INAIL (National Institute for Insurance against Accidents at Work) corporate information assets are undoubtedly enormous and increases exponentially, being fed daily from various sources. The search for data that is useful and functional to correct interpretation of the various phenomena is therefore complicated and sometimes incapable of providing an accurate overall picture, useful to data governance.
“One of the questions that we wanted to answer – says Giuseppe Morinelli, central prevention coordinator at INAIL-, relates to the effectiveness on the health of workers of prevention policies implemented thanks to INAIL contributions. A reply that, thanks to text mining and data mining carried out by the working group composed of INAIL experts and data engineering scientists, has led us to understand that the trend in accidents within companies that had participated in tenders for INAIL incentives is three times lower than within others.”
The application of Text and Data Mining techniques within the Institute, with an analysis path relating to the impacts deriving from the issue and implementation of the ISI notices on the prevention of workplace accidents, has produced a new scenario, ensuring thorough and exhaustive exploration of the data, highlighting significant areas of analysis.
The context
As of 2010, INAIL has launched economic support mechanisms for businesses to encourage the upgrading of facilities, machinery, equipment and organisational models to comply with workplace health and safety regulations in implementation of Leg. Decrees 81/2008 and 106/2009.
Every year a notice is published setting out the procedures for access to funds made available by the Institute itself and/or by external bodies and whose data are managed by a software application.
In this way a significant amount of data and technical and administrative documentation is generated, relating to the single request for participation in the tender, so that it is possible to characterise each individual project based on numerous parameters.
Data analysis
Given the need to monitor the effects on accidents of the interventions carried out following the award of the ISI tender, an INAIL-Engineering working group was established, which made data central to the analysis process. It started with the study of data for 2010, the first year that the tender was launched, which guaranteed the appropriate lapse of time necessary to statistically monitor accidents.

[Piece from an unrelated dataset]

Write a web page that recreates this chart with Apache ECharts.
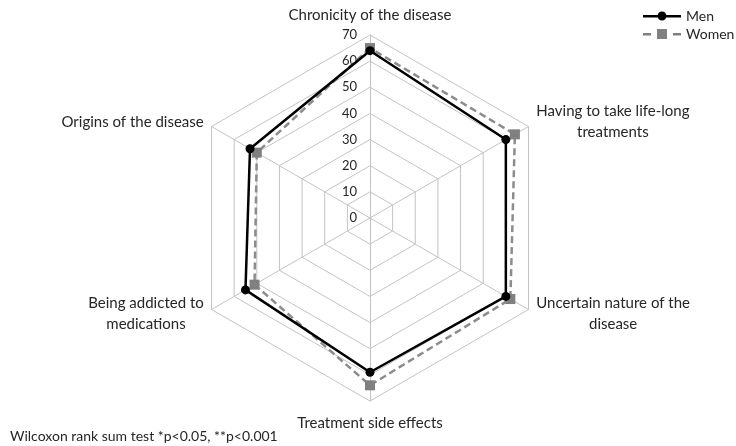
<!DOCTYPE html>
<html>
<head>
<meta charset="utf-8">
<script src="https://cdn.jsdelivr.net/npm/echarts@6/dist/echarts.min.js"></script>
<style>
  html, body { margin: 0; padding: 0; background: #fff; }
  #chart { width: 736px; height: 446px; }
</style>
</head>
<body>
<div id="chart"></div>
<script>
// radar axes run counter-clockwise from the top in ECharts,
// so the categories are listed top, upper-left, lower-left, bottom, lower-right, upper-right
const categories = [
  'Chronicity of the disease',
  'Origins of the disease',
  'Being addicted to\nmedications',
  'Treatment side effects',
  'Uncertain nature of the\ndisease',
  'Having to take life-long\ntreatments'
]
const menValues = [64, 53, 55, 59, 60, 60]
const womenValues = [65, 50, 51, 64, 62, 64]
const axisMax = 70
const axisStep = 10
const note = 'Wilcoxon rank sum test *p<0.05, **p<0.001'

const FONT = 'Lato'
const center = [370, 218]
const radius = 183

const chart = echarts.init(document.getElementById('chart'))

const option = {
  animation: false,
  textStyle: { fontFamily: FONT },
  title: {
    text: note,
    left: 10,
    top: 429,
    padding: 0,
    textStyle: { fontSize: 14, fontWeight: 'normal', color: '#262626', fontFamily: FONT }
  },
  legend: {
    orient: 'vertical',
    left: 643,
    top: 9,
    padding: 0,
    itemWidth: 38,
    itemHeight: 10,
    itemGap: 4,
    textStyle: { fontSize: 14, color: '#262626', fontFamily: FONT },
    data: [
      { name: 'Men', icon: 'path://M0,4H38V6.5H0Z M14.5,5A4.5,4.5,0,1,1,23.5,5A4.5,4.5,0,1,1,14.5,5Z' },
      { name: 'Women', icon: 'path://M0,4H8V6.5H0Z M14,0H24V10H14Z M30,4H38V6.5H30Z' }
    ]
  },
  radar: {
    center: center,
    radius: radius,
    startAngle: 90,
    shape: 'polygon',
    splitNumber: axisMax / axisStep,
    indicator: categories.map(name => ({ name, min: 0, max: axisMax })),
    nameGap: 9,
    axisName: {
      color: '#262626',
      fontSize: 15,
      fontFamily: FONT,
      formatter: name => {
        const lines = name.split('\n').map(s => `{c|${s}}`)
        // small spacer so the bottom label sits a bit lower, like the original
        if (name === categories[3]) lines.unshift('{s| }')
        return lines.join('\n')
      },
      rich: {
        c: { align: 'center', fontSize: 15, lineHeight: 21, color: '#262626', fontFamily: FONT },
        s: { fontSize: 2, lineHeight: 3 }
      }
    },
    axisLine: { lineStyle: { color: '#c3c3c3', width: 1 } },
    splitLine: { lineStyle: { color: '#c3c3c3', width: 1 } },
    splitArea: { show: false }
  },
  polar: { center: center, radius: radius },
  angleAxis: { show: false, startAngle: 90, min: 0, max: 360 },
  radiusAxis: {
    min: 0,
    max: axisMax,
    interval: axisStep,
    axisLine: { show: false },
    axisTick: { show: false },
    splitLine: { show: false },
    axisLabel: { margin: 13, fontSize: 13, color: '#262626', fontFamily: FONT }
  },
  series: [
    {
      name: 'Men',
      type: 'radar',
      z: 3,
      symbol: 'circle',
      symbolSize: 9,
      itemStyle: { color: '#000000' },
      lineStyle: { color: '#000000', width: 2.5 },
      data: [{ value: menValues, name: 'Men' }]
    },
    {
      name: 'Women',
      type: 'radar',
      z: 2,
      symbol: 'rect',
      symbolSize: 10,
      itemStyle: { color: '#808080' },
      lineStyle: { color: '#8c8c8c', width: 2.5, type: [7, 4] },
      data: [{ value: womenValues, name: 'Women' }]
    }
  ]
}

chart.setOption(option)
window.addEventListener('resize', () => chart.resize())
</script>
</body>
</html>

The phases of the analyses process
There have been various phases in the data stream processes:
- Data Preparation, which aimed to extract data from the databases and document the various sources in addition to implementing liaison activities between the different data structures.
- OCR Preprocessing, namely the extraction of text from documents of interest and the identification of textual elements useful for analysis.
- General Preprocessing, where data is prepared for analysis by specific software.
- Descriptive analysis, with the objective of describing the data with statistical techniques to highlight the basic features.
- Data Mining, which identified the underlying causes of the phenomena that characterise the ISI system, making predictions of quantities of interest and identifying corrective actions.
The complex extraction of previously unknown implicit information and the application of techniques for recognising significant patterns within the structured data have highlighted recurrent models (or sometimes even significant for their exceptional nature) that have guided the user to new decisional scenarios.
“For the first time – continues Morinelli – we used text and data mining techniques to extract data from different databases and documents, and by means of text mining, we detected internal links, not immediately evident otherwise, between the data components.”
All this has enabled information to be extracted from different sources seemingly unrelated to each other, to thus understand the effects of a measure and provide useful tools to make decisions based on data.
As stated by the head of Central Management for the INAIL Digital Organisation Stefano Tomasini, in an interview for Ingenium, “PA [Public Administration] data and services should seize this objective, which is technologically within reach, to change people’s lives for the better and also, in the future, the PA“.